Kallirachi stands on the western side of Thassos, an inland village built into a hillside above the coast. The settlement rises about three kilometres up from its harbour, Skala Kallirachi, between the areas of Prinos and Limenaria.

Kallirachi occupies a green slope on the west coast of the island, set back from the shoreline rather than built upon it. The coastal ring road that circles Thassos passes below the village, and a narrow side road branches inland and climbs the hill. Prinos and its port sit to the north along the same coast, while Limenaria lies to the south. Drivers arriving from the capital, Limenas, follow the western arc of the ring road for roughly twenty kilometres before reaching the turn.
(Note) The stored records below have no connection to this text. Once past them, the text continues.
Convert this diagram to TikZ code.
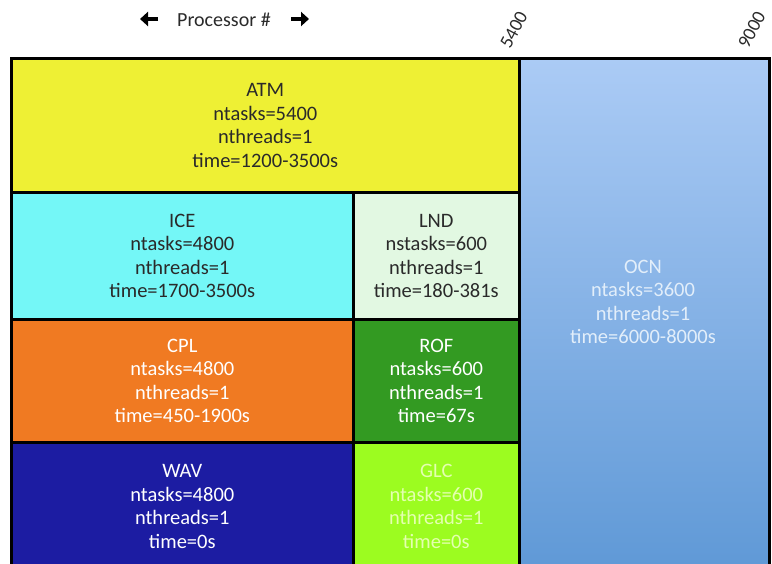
\documentclass[tikz,border=0pt]{standalone}
\usepackage{fontspec}
\setmainfont{Carlito}
\usetikzlibrary{arrows.meta}
\definecolor{atmc}{HTML}{EEF034}
\definecolor{icec}{HTML}{74F7F7}
\definecolor{lndc}{HTML}{E2F8E2}
\definecolor{cplc}{HTML}{F07A22}
\definecolor{rofc}{HTML}{339A22}
\definecolor{wavc}{HTML}{1C1CA2}
\definecolor{glcc}{HTML}{9CFC20}
\definecolor{ocntop}{HTML}{ABCBF5}
\definecolor{ocnbot}{HTML}{5E98D6}
\definecolor{darktxt}{HTML}{2A2A2A}
\definecolor{glctxt}{HTML}{E4FFB0}
\definecolor{ocntxt}{HTML}{E2EEFA}
\tikzset{
  comp/.style={draw=black, line width=2.6pt, anchor=north west, inner sep=0pt,
    align=center, font=\fontsize{20.5}{23.5}\selectfont},
  headtxt/.style={font=\fontsize{20}{22}\selectfont, text=darktxt},
  ticklbl/.style={font=\fontsize{19}{22}\selectfont, rotate=62, anchor=base west, text=darktxt, inner sep=0pt},
  bigarrow/.style={line width=4pt, -{Triangle[width=14pt,length=8pt]}},
}
\begin{document}
\begin{tikzpicture}[x=1pt,y=-1pt]
\useasboundingbox (0,0) rectangle (772,564);
\clip (0,0) rectangle (772,564);
% OCN
\node[comp, minimum width=250pt, minimum height=520pt, top color=ocntop, bottom color=ocnbot] (ocn) at (518,57) {};
\node[align=center, text=ocntxt, font=\fontsize{20.5}{23.5}\selectfont] (ocnt) at (643,302) {OCN\\ntasks=3600\\nthreads=1\\time=6000-8000s};
% ATM
\node[comp, minimum width=508pt, minimum height=134pt, fill=atmc, text=darktxt] (atm) at (10,57) {ATM\\ntasks=5400\\nthreads=1\\time=1200-3500s};
% ICE
\node[comp, minimum width=342pt, minimum height=127pt, fill=icec, text=darktxt] (ice) at (10,191) {ICE\\ntasks=4800\\nthreads=1\\time=1700-3500s};
% LND
\node[comp, minimum width=166pt, minimum height=127pt, fill=lndc, text=darktxt] (lnd) at (352,191) {LND\\nstasks=600\\nthreads=1\\time=180-381s};
% CPL
\node[comp, minimum width=342pt, minimum height=123pt, fill=cplc, text=white] (cpl) at (10,318) {CPL\\ntasks=4800\\nthreads=1\\time=450-1900s};
% ROF
\node[comp, minimum width=166pt, minimum height=123pt, fill=rofc, text=white] (rof) at (352,318) {ROF\\ntasks=600\\nthreads=1\\time=67s};
% WAV
\node[comp, minimum width=342pt, minimum height=128pt, fill=wavc, text=white] (wav) at (10,441) {WAV\\ntasks=4800\\nthreads=1\\time=0s};
% GLC
\node[comp, minimum width=166pt, minimum height=128pt, fill=glcc, text=glctxt] (glc) at (352,441) {GLC\\ntasks=600\\nthreads=1\\time=0s};
% header
\node[headtxt] (proc) at (224,20) {Processor \#};
\coordinate (la1) at (158,19);
\coordinate (la2) at (140,19);
\coordinate (ra1) at (291,19);
\coordinate (ra2) at (309,19);
\draw[bigarrow] (la1) -- (la2);
\draw[bigarrow] (ra1) -- (ra2);
\node[ticklbl] (l5400) at (510,50) {5400};
\node[ticklbl] (l9000) at (748,50) {9000};
\end{tikzpicture}
\end{document}
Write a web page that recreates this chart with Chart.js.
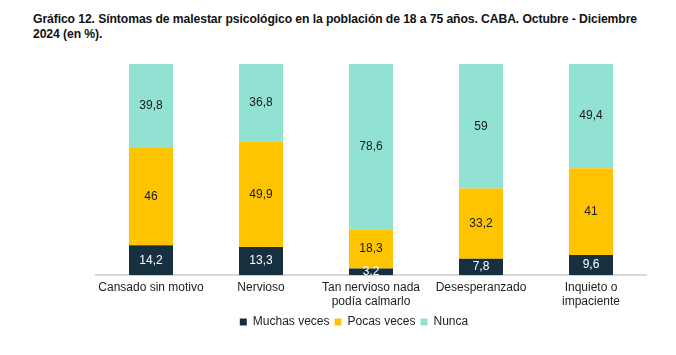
<!DOCTYPE html>
<html>
<head>
<meta charset="utf-8">
<script src="https://cdn.jsdelivr.net/npm/chart.js@4/dist/chart.umd.min.js"></script>
<style>
  html, body { margin: 0; padding: 0; background: #fff; }
  #wrap { position: relative; width: 676px; height: 355px; }
  #title { position: absolute; left: 33px; top: 12px; width: 640px; font-family: "Liberation Sans", Arial, sans-serif; font-weight: bold; font-size: 12.2px; line-height: 15px; color: #111; letter-spacing: -0.1px; white-space: nowrap; }
  canvas { position: absolute; left: 0; top: 0; }
</style>
</head>
<body>
<div id="wrap">
  <div id="title">Gráfico 12. Síntomas de malestar psicológico en la población de 18 a 75 años. CABA. Octubre - Diciembre<br>2024 (en %).</div>
  <canvas id="c" width="676" height="355"></canvas>
</div>
<script>
const categories = [
  "Cansado sin motivo",
  "Nervioso",
  ["Tan nervioso nada", "podía calmarlo"],
  "Desesperanzado",
  ["Inquieto o", "impaciente"]
];
const muchasVeces = [14.2, 13.3, 3.2, 7.8, 9.6];
const pocasVeces = [46, 49.9, 18.3, 33.2, 41];
const nunca = [39.8, 36.8, 78.6, 59, 49.4];
const seriesNames = ["Muchas veces", "Pocas veces", "Nunca"];
const colors = ["#17303f", "#ffc400", "#91e2d3"];
const labelColors = ["#ffffff", "#1a1a1a", "#1a1a1a"];

const fmt = v => String(v).replace('.', ',');

const valueLabels = {
  id: 'valueLabels',
  afterDatasetsDraw(chart) {
    const ctx = chart.ctx;
    ctx.save();
    ctx.font = '12px "Liberation Sans", Arial, sans-serif';
    ctx.textAlign = 'center';
    ctx.textBaseline = 'middle';
    chart.data.datasets.forEach((ds, di) => {
      const meta = chart.getDatasetMeta(di);
      meta.data.forEach((bar, i) => {
        const y = (bar.y + bar.base) / 2;
        ctx.fillStyle = labelColors[di];
        ctx.fillText(fmt(ds.data[i]), bar.x, y);
      });
    });
    ctx.restore();
  }
};

new Chart(document.getElementById('c'), {
  type: 'bar',
  data: {
    labels: categories,
    datasets: [
      { label: seriesNames[0], data: muchasVeces, backgroundColor: colors[0] },
      { label: seriesNames[1], data: pocasVeces, backgroundColor: colors[1] },
      { label: seriesNames[2], data: nunca, backgroundColor: colors[2] }
    ]
  },
  options: {
    responsive: false,
    animation: false,
    layout: { padding: { left: 62, right: 30, top: 64, bottom: 17 } },
    datasets: { bar: { categoryPercentage: 1, barPercentage: 0.4 } },
    scales: {
      x: {
        stacked: true,
        grid: { display: false, tickLength: 5 },
        border: { display: true, color: '#d9d9d9', width: 2 },
        ticks: { color: '#222', font: { family: '"Liberation Sans", Arial, sans-serif', size: 12 }, padding: 0, maxRotation: 0, autoSkip: false },
        afterFit: (axis) => { axis.height += 2; }
      },
      y: {
        stacked: true, display: true, min: 0, max: 100,
        grid: { display: false, drawTicks: false },
        border: { display: false },
        ticks: { display: false },
        afterFit: (axis) => { axis.width = 34; }
      }
    },
    plugins: {
      legend: {
        position: 'bottom',
        labels: { boxWidth: 7, boxHeight: 7, padding: 5, color: '#222', font: { family: '"Liberation Sans", Arial, sans-serif', size: 12 } }
      },
      tooltip: { enabled: false }
    }
  },
  plugins: [valueLabels]
});
</script>
</body>
</html>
The village faces the Thracian Sea toward the mainland, and on clear days the coastline near Kavala and Nea Peramos shows on the horizon across the strait.

Distances on Thassos stay short because a single ring road, close to one hundred kilometres long, circles the whole island. Kallirachi lies on the quieter western half, away from the busier eastern beaches around Golden Beach and Skala Potamia. The drive from Limenas takes about thirty minutes, and the climb from the coast to the village adds only minutes more. Buses on the island’s western route stop at Skala Kallirachi on the shore, leaving the final uphill stretch to the old village on foot or by car. The position keeps Kallirachi within easy reach of the coast yet clearly apart from the resort strip and its summer crowds.

Skala Kallirachi and the upper village form a linked pair, a pattern repeated all around Thassos. The word ‘skala’, meaning landing or port, grew on the water as the fishing and shipping annex of the older inland settlement. Villagers built their homes uphill, safe from sea raids, and kept their boats and warehouses down at the harbour. The lower port of Skala Kallirachi now draws most visitors with its tavernas and quay, while the historic core sits quietly above. A short, winding road of about three kilometres joins the two, climbing through olive groves that separate the working waterfront from the residential heights.

Olive terraces and pine woods wrap the village on every side, marking it as farming country rather than a beach destination. The houses sit at a modest elevation on the hillside, high enough for wide sea views yet low enough to stay green and sheltered. Ridges of the island’s interior rise behind the settlement toward Ypsario, the highest peak on Thassos. Cooler air drains down these slopes in the evening, tempering the summer heat that lingers on the coast. The combination of altitude, tree cover and distance from the shore gives Kallirachi a calmer climate and a landscape shaped by cultivation rather than by tourism.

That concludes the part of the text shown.